__What is being asked__. Lines containing the string "this" are to be counted; report only how many there are.

__Figure scripts__.

•••

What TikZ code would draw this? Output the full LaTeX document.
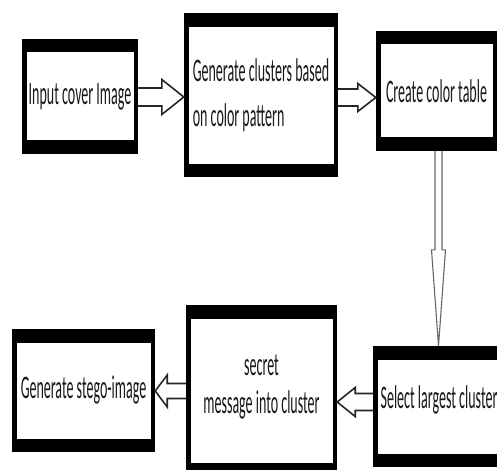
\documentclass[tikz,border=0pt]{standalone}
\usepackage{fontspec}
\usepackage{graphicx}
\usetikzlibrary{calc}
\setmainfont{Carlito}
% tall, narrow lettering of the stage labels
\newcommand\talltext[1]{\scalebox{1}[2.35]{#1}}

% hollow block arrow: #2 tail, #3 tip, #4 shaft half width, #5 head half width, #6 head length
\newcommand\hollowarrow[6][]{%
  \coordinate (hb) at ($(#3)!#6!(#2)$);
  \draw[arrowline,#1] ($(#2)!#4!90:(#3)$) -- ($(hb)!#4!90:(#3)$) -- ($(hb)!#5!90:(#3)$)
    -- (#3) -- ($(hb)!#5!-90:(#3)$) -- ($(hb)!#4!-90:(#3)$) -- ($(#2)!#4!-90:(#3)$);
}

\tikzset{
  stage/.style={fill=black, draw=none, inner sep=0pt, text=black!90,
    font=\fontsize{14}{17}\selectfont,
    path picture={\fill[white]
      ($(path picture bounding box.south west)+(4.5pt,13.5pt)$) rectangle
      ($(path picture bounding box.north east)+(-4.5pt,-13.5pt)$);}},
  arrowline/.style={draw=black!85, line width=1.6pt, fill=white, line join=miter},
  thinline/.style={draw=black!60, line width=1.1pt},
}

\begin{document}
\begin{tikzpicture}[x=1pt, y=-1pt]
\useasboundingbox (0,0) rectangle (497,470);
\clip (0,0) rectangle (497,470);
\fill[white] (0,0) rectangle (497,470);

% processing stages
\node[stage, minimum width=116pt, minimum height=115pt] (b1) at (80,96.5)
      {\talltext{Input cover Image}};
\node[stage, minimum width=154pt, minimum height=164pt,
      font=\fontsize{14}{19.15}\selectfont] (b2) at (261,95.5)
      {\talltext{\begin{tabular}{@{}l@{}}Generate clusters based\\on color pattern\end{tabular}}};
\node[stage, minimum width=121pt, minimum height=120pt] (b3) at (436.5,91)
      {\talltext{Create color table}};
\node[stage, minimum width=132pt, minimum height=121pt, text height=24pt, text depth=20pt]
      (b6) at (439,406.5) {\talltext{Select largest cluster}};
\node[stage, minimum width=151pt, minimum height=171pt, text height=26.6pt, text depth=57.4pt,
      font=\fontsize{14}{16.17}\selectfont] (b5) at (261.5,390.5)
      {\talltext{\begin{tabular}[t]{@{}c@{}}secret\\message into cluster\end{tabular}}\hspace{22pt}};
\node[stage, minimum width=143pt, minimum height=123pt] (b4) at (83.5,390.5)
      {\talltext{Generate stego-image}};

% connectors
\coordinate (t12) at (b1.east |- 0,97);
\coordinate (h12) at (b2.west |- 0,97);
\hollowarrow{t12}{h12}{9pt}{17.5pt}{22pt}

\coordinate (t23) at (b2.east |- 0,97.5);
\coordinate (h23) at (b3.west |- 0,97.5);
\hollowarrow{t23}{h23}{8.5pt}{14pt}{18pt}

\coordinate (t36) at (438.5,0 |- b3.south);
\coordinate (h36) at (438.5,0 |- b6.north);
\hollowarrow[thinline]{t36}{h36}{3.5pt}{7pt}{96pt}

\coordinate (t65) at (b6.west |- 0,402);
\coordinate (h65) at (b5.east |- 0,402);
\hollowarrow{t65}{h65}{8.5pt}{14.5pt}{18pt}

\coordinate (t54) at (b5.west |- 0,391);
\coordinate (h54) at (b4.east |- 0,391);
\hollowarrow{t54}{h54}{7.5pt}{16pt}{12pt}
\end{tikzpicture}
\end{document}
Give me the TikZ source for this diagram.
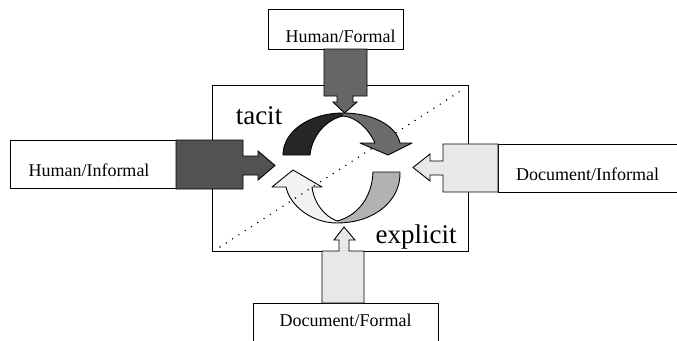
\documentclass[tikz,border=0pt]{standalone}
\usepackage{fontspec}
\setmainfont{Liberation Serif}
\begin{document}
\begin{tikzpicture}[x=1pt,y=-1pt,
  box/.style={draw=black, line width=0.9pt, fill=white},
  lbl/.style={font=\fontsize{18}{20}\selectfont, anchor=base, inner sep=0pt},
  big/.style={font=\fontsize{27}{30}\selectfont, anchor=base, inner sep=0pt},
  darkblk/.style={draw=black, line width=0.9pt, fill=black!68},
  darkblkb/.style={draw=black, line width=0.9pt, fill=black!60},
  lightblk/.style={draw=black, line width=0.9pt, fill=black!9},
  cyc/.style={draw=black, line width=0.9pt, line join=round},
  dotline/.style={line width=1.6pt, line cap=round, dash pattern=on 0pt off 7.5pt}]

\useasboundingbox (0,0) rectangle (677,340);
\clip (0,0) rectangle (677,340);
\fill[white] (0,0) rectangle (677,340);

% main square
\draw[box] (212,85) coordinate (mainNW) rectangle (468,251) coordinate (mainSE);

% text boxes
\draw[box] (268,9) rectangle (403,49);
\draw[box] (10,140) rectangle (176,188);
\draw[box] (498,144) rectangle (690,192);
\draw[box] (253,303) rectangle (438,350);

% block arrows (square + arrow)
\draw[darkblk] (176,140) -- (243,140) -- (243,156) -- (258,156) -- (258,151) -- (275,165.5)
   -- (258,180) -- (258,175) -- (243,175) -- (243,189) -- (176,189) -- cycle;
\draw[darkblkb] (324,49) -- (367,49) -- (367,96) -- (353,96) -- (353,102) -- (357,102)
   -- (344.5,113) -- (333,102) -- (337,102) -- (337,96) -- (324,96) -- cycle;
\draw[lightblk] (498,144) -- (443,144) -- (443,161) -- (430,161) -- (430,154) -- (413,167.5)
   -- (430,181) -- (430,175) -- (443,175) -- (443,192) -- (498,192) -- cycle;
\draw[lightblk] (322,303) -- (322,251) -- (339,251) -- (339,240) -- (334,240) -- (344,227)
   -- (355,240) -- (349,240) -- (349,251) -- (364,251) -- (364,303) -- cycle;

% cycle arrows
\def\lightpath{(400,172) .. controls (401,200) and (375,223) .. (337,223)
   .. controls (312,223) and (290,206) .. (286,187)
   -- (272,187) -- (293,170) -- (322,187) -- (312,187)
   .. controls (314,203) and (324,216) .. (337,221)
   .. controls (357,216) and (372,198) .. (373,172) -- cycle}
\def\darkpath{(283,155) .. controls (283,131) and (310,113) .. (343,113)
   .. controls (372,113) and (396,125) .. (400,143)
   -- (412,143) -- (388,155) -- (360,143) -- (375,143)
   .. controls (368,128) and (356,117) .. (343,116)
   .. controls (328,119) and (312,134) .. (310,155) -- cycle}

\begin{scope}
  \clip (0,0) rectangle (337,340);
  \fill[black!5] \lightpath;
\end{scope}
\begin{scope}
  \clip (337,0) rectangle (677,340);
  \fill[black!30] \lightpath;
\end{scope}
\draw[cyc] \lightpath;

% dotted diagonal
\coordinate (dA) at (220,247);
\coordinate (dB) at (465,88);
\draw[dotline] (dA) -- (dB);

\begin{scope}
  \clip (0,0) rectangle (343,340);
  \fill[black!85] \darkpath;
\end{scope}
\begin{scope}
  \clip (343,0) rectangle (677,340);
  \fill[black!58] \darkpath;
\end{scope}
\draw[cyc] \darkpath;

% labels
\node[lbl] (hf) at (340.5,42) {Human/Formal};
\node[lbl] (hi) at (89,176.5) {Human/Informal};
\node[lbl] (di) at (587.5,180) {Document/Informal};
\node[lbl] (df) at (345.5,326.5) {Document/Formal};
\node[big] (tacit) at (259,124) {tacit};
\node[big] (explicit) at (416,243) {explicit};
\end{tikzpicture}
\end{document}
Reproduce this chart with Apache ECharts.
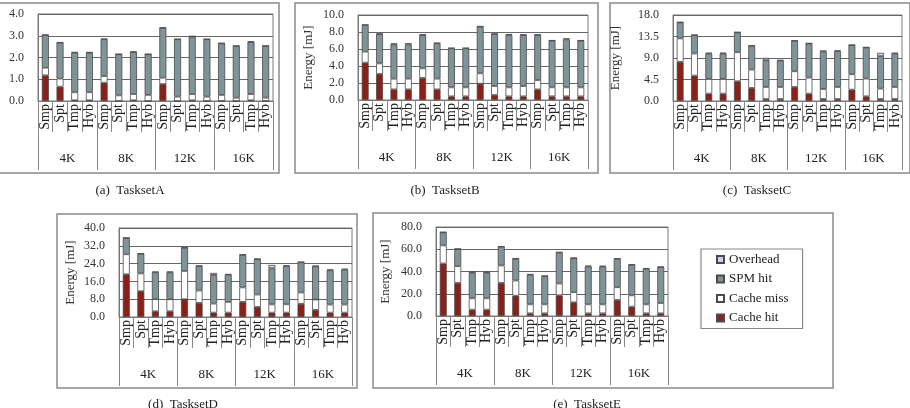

•••

__Full response__. 3